start Material
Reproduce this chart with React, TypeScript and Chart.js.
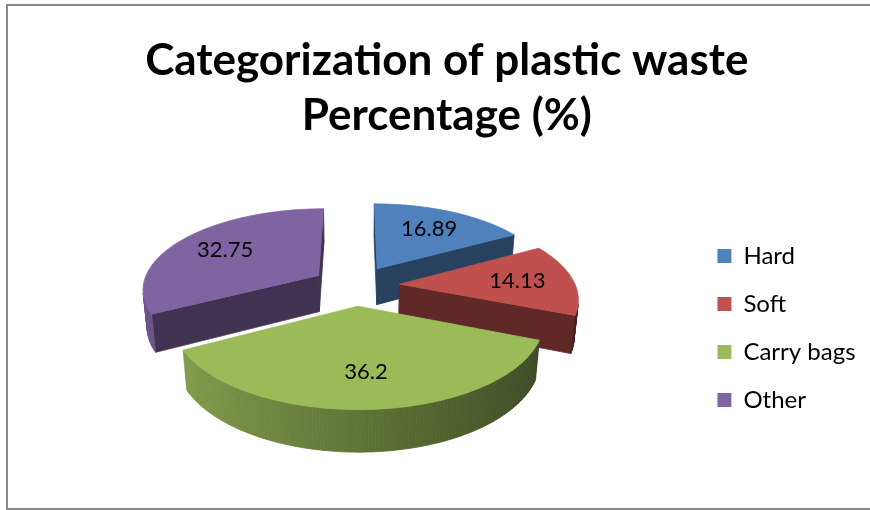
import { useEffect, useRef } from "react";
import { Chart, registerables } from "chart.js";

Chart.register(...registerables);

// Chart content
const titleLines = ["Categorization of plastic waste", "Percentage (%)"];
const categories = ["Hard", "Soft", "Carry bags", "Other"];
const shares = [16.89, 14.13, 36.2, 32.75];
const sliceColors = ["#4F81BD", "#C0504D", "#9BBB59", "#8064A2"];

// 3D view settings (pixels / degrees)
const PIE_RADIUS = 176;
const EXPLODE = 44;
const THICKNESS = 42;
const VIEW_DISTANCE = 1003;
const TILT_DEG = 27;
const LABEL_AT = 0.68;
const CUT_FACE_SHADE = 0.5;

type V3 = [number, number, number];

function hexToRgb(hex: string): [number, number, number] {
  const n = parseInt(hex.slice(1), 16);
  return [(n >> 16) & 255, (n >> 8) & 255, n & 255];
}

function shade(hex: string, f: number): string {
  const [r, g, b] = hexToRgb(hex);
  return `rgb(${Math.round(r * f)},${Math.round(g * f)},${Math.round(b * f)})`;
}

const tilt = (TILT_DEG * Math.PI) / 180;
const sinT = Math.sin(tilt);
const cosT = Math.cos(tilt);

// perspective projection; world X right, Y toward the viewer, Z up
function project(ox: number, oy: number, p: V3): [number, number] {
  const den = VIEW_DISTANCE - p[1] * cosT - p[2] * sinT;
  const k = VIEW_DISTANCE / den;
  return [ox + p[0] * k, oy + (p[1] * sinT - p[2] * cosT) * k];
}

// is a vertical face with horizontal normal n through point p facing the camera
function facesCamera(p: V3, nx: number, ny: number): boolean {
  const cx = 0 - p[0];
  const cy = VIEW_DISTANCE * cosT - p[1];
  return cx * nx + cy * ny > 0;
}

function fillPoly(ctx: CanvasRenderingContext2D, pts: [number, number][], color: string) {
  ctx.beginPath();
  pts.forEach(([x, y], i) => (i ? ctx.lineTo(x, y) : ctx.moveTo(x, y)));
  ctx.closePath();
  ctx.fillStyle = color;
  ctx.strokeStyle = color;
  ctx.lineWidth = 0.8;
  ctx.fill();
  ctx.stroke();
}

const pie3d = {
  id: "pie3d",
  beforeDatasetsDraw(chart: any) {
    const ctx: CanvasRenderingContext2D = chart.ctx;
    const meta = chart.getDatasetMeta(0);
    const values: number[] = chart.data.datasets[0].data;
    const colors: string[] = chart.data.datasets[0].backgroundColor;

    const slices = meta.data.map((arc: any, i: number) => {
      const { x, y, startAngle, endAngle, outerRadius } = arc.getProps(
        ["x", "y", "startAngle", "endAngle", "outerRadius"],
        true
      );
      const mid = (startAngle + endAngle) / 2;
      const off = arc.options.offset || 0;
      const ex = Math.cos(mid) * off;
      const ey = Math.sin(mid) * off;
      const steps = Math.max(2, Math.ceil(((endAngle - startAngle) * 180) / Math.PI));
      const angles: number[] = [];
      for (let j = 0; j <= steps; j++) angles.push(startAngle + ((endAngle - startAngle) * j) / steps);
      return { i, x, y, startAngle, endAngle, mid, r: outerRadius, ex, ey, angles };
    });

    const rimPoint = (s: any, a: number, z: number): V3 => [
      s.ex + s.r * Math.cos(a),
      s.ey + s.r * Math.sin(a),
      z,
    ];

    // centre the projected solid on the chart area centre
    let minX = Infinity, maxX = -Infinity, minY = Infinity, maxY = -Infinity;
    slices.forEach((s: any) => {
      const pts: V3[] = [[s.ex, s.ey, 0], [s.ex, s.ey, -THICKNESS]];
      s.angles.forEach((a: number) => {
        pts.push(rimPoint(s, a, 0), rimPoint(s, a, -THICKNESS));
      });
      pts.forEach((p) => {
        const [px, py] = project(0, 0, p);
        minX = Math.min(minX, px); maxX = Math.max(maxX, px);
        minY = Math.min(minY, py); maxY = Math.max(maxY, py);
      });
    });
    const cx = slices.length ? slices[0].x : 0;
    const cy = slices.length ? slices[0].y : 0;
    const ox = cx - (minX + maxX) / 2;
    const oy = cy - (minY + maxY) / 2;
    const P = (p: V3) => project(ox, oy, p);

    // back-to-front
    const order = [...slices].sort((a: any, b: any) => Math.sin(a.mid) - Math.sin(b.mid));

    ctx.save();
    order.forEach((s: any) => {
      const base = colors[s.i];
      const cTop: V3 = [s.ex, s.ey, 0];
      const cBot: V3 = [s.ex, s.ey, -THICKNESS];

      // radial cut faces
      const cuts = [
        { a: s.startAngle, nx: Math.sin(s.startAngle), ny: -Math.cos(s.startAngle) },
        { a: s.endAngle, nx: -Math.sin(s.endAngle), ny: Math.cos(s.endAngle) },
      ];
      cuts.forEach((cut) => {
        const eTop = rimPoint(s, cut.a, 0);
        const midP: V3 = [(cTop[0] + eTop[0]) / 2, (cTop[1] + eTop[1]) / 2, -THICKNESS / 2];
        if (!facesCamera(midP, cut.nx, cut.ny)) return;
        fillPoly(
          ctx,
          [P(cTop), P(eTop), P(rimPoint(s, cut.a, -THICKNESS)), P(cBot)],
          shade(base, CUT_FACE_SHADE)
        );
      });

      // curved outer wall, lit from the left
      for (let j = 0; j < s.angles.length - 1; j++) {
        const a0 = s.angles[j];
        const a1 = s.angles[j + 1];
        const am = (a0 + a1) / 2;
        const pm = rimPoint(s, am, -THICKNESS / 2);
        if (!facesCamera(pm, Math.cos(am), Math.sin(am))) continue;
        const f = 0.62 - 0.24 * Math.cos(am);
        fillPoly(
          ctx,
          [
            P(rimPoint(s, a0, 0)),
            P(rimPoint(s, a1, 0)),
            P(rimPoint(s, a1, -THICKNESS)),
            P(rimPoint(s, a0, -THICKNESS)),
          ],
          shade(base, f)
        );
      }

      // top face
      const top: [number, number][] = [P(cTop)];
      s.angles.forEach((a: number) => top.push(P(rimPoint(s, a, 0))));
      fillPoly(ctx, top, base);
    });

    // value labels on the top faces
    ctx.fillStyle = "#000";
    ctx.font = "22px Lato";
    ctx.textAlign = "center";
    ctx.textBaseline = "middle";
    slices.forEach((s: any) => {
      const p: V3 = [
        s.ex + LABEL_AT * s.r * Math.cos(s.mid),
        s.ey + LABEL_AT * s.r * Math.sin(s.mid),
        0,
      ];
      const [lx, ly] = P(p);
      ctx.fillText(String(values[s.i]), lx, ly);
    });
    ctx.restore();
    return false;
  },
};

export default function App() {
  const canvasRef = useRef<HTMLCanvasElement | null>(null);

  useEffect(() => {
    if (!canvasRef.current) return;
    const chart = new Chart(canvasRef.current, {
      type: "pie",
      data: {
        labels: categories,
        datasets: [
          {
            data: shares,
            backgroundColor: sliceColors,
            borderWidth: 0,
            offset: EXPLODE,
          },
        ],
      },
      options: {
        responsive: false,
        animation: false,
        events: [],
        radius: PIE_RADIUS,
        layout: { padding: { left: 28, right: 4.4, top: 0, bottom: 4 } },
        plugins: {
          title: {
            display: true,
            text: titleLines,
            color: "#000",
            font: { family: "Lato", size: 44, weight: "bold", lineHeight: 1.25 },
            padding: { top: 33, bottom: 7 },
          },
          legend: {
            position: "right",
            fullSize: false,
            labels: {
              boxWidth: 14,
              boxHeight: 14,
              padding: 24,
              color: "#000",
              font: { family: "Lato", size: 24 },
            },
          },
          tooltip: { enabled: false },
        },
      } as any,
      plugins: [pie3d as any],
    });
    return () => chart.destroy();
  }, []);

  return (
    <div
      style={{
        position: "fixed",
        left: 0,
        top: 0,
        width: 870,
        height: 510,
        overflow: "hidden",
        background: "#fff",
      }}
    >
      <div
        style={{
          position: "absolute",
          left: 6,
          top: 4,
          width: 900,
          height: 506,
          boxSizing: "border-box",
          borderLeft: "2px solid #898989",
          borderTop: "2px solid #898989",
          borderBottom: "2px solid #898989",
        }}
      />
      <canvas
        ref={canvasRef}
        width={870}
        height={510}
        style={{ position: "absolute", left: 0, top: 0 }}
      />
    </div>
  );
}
end Material
* [Stated problem]: With all pictures left out, please transcribe exactly the lines from the start of the material through the line with "const cosT = Math.cos(tilt);".

* [Output of the exercise]:
Reproduce this chart with React, TypeScript and Chart.js.
import { useEffect, useRef } from "react";
import { Chart, registerables } from "chart.js";

Chart.register(...registerables);

// Chart content
const titleLines = ["Categorization of plastic waste", "Percentage (%)"];
const categories = ["Hard", "Soft", "Carry bags", "Other"];
const shares = [16.89, 14.13, 36.2, 32.75];
const sliceColors = ["#4F81BD", "#C0504D", "#9BBB59", "#8064A2"];

// 3D view settings (pixels / degrees)
const PIE_RADIUS = 176;
const EXPLODE = 44;
const THICKNESS = 42;
const VIEW_DISTANCE = 1003;
const TILT_DEG = 27;
const LABEL_AT = 0.68;
const CUT_FACE_SHADE = 0.5;

type V3 = [number, number, number];

function hexToRgb(hex: string): [number, number, number] {
  const n = parseInt(hex.slice(1), 16);
  return [(n >> 16) & 255, (n >> 8) & 255, n & 255];
}

function shade(hex: string, f: number): string {
  const [r, g, b] = hexToRgb(hex);
  return `rgb(${Math.round(r * f)},${Math.round(g * f)},${Math.round(b * f)})`;
}

const tilt = (TILT_DEG * Math.PI) / 180;
const sinT = Math.sin(tilt);
const cosT = Math.cos(tilt);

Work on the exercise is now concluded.